Mitt Romney Monday played to his base, as he addressed the Tri-State Tea Party Caucus in Philadelphia, using many of the stock phrases and modes of framing that characterise the Tea Party movement’s playbook. On the day the Senate killed Obama’s Buffett Rule plan to raise taxes on people who make more than $1 million per year, Romney accused the president of presiding over a kind of economic civil war that pits rich against poor.
“I will not do as this president is doing, dividing us at every occasion, attacking one American after the other,” Romney told the crowd, “trying to one scapegoat, trying to find someone who by virtue of attacking them can divert from his failures economically. I will bring America together because I do believe that we are one nation under god.”
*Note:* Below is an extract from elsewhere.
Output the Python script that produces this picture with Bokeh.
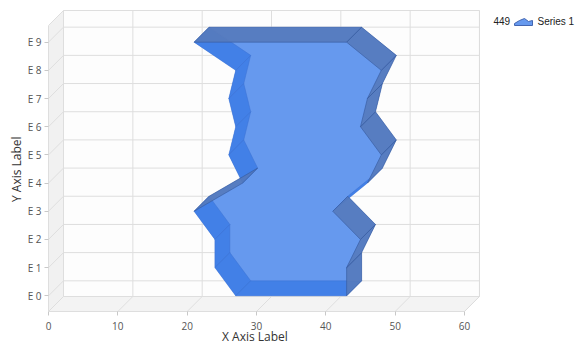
from bokeh.plotting import figure
from bokeh.models import Range1d, FixedTicker, Title
from bokeh.embed import file_html
from bokeh.resources import INLINE
from bokeh.core.properties import value

# ---------------- data ----------------
categories = ["E 0", "E 1", "E 2", "E 3", "E 4", "E 5", "E 6", "E 7", "E 8", "E 9"]
low_values = [27, 24, 24, 21, 28, 26, 27, 26, 27, 21]
high_values = [43, 43, 45, 41, 46, 48, 45, 46, 48, 43]
x_ticks = [0, 10, 20, 30, 40, 50, 60]
legend_total = "449"
series_name = "Series 1"
x_title = "X Axis Label"
y_title = "Y Axis Label"

# ---------------- projection / layout constants ----------------
PX_X = 6.933          # pixels per x unit
PX_Y = 28.18          # pixels per category step
DEPTH = 15.0          # 3D depth offset in pixels
DX = DEPTH / PX_X
DY = DEPTH / PX_Y
Y0 = -0.557           # front floor level (category units)
YTOP = 9.592          # front top of left wall
XMAX = x_ticks[-1]
FRAME_L, FRAME_B = 48, 311

p = figure(width=583, height=352,
           x_range=Range1d(0, (583 - FRAME_L) / PX_X),
           y_range=Range1d(Y0, Y0 + FRAME_B / PX_Y),
           output_backend="svg", toolbar_location=None,
           min_border_left=FRAME_L, min_border_right=0,
           min_border_top=0, min_border_bottom=352 - FRAME_B)
p.outline_line_color = None
p.grid.visible = False
p.background_fill_color = "white"
p.border_fill_color = "white"

GRID = "#dedede"

# back wall
p.quad(left=[DX], right=[XMAX + DX], bottom=[Y0 + DY], top=[YTOP + DY],
       fill_color="#fdfdfd", line_color=GRID, line_width=1)
# left wall
p.patch(x=[0, DX, DX, 0], y=[Y0, Y0 + DY, YTOP + DY, YTOP],
        fill_color="#f1f1f1", line_color=GRID, line_width=1)
# floor
p.patch(x=[0, XMAX, XMAX + DX, DX], y=[Y0, Y0, Y0 + DY, Y0 + DY],
        fill_color="#f3f3f3", line_color=GRID, line_width=1)

# back-wall grid
vx0 = [v + DX for v in x_ticks]
p.segment(x0=vx0, y0=[Y0 + DY] * len(x_ticks), x1=vx0, y1=[YTOP + DY] * len(x_ticks),
          line_color=GRID, line_width=1)
cats = list(range(len(categories)))
p.segment(x0=[DX] * len(cats), y0=[c + DY for c in cats],
          x1=[XMAX + DX] * len(cats), y1=[c + DY for c in cats],
          line_color=GRID, line_width=1)
# floor diagonals
p.segment(x0=x_ticks, y0=[Y0] * len(x_ticks), x1=vx0, y1=[Y0 + DY] * len(x_ticks),
          line_color=GRID, line_width=1)
# left wall diagonals
p.segment(x0=[0] * len(cats), y0=cats, x1=[DX] * len(cats), y1=[c + DY for c in cats],
          line_color=GRID, line_width=1)

# ---------------- 3D range area ----------------
poly_x = high_values + low_values[::-1]
poly_y = cats + cats[::-1]
back_x = [x + DX for x in poly_x]
back_y = [y + DY for y in poly_y]

p.patches(xs=[poly_x, back_x], ys=[poly_y, back_y],
          fill_color="#6699ee", fill_alpha=1.0, line_color=None)

hid_xs, hid_ys, vis_xs, vis_ys = [], [], [], []
n = len(poly_x)
for k in range(n):
    px, py = poly_x[k], poly_y[k]
    qx, qy = poly_x[(k + 1) % n], poly_y[(k + 1) % n]
    ex = (qx - px) * PX_X
    ey = (qy - py) * PX_Y
    if ex == 0 and ey == 0:
        continue
    qxs = [px, qx, qx + DX, px + DX]
    qys = [py, qy, qy + DY, py + DY]
    if ey > ex:
        vis_xs.append(qxs); vis_ys.append(qys)
    else:
        hid_xs.append(qxs); hid_ys.append(qys)

p.patches(xs=hid_xs, ys=hid_ys, fill_color="#3e7de5", fill_alpha=0.9,
          line_color="#3a6fd0", line_alpha=0.5, line_width=0.8)
p.patches(xs=vis_xs, ys=vis_ys, fill_color="#5578b8", fill_alpha=0.85,
          line_color="#33579a", line_alpha=0.7, line_width=0.8)

# ---------------- axes ----------------
xa = p.xaxis[0]
xa.ticker = FixedTicker(ticks=x_ticks)
xa.bounds = (0, XMAX)
xa.major_label_standoff = 6
ya = p.yaxis[0]
ya.ticker = FixedTicker(ticks=cats)
ya.major_label_overrides = {i: c for i, c in enumerate(categories)}
ya.bounds = (Y0, YTOP)
ya.major_label_standoff = 3
for ax in (xa, ya):
    ax.axis_line_color = GRID
    ax.major_tick_line_color = "#c8c8c8"
    ax.major_tick_out = 4
    ax.major_tick_in = 0
    ax.minor_tick_line_color = None
    ax.major_label_text_font = "Open Sans"
    ax.major_label_text_font_size = "10px"
    ax.major_label_text_color = "#555555"

# axis titles centred on the front plane (as side-panel titles)
p.add_layout(Title(text=x_title, align="left", offset=173.5, standoff=-10,
                   vertical_align="top",
                   text_font="Open Sans", text_font_size="12px",
                   text_font_style="normal", text_color="#333333"), "below")
p.add_layout(Title(text=y_title, align="left", offset=109.5, standoff=0,
                   text_font="Open Sans", text_font_size="12px",
                   text_font_style="normal", text_color="#333333"), "left")

# ---------------- legend ----------------
def sx(px):
    return (px - FRAME_L) / PX_X

def sy(py):
    return Y0 + (FRAME_B - py) / PX_Y

p.text(x=[sx(493)], y=[sy(20.5)], text=[legend_total],
       text_font=value("Liberation Sans"), text_font_size="10px",
       text_baseline="middle", text_align="left", text_color="#222222")
p.text(x=[sx(537)], y=[sy(20.5)], text=[series_name],
       text_font=value("Liberation Sans"), text_font_size="10px",
       text_baseline="middle", text_align="left", text_color="#222222")
icon_px = [514, 514, 519, 524, 528, 532, 532]
icon_py = [25, 23, 20, 18, 21, 20, 25]
p.patch(x=[sx(v) for v in icon_px], y=[sy(v) for v in icon_py],
        fill_color="#6699ee", line_color="#4466b0", line_width=1)

open("out.html", "w").write(file_html(p, INLINE))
Of course this was red meat to a movement that is woefully unpopular among the American public: as ABC reported several days ago, the more people know about the Tea Party, the less they like them. But Mitt had to go to them in an effort to woo the fractured base of the Republican Party, which views Romney with suspicion, if not outright hostility. So of course his red meat drew cheers from the crowd: tea partiers have warned for years that Obama is a socialist or Marxist revolutionary with a plan to convince the poor to blame their problems on the richest. The idea has picked up mainstream Republican support more recently, with establishment figures repeating the most fringe tea party belief with impunity from the news media and the broad swath of GOP voters.
How the larger electorate will view Romney’s overheated rhetoric about tax fairness and income inequality remains to be seen, however. CNN today revealed that 7 in 10 Americans favor the Buffet Bill–so there may be dire electoral consequences for someone, like Romney, who undermines their ideas of economic unfairness.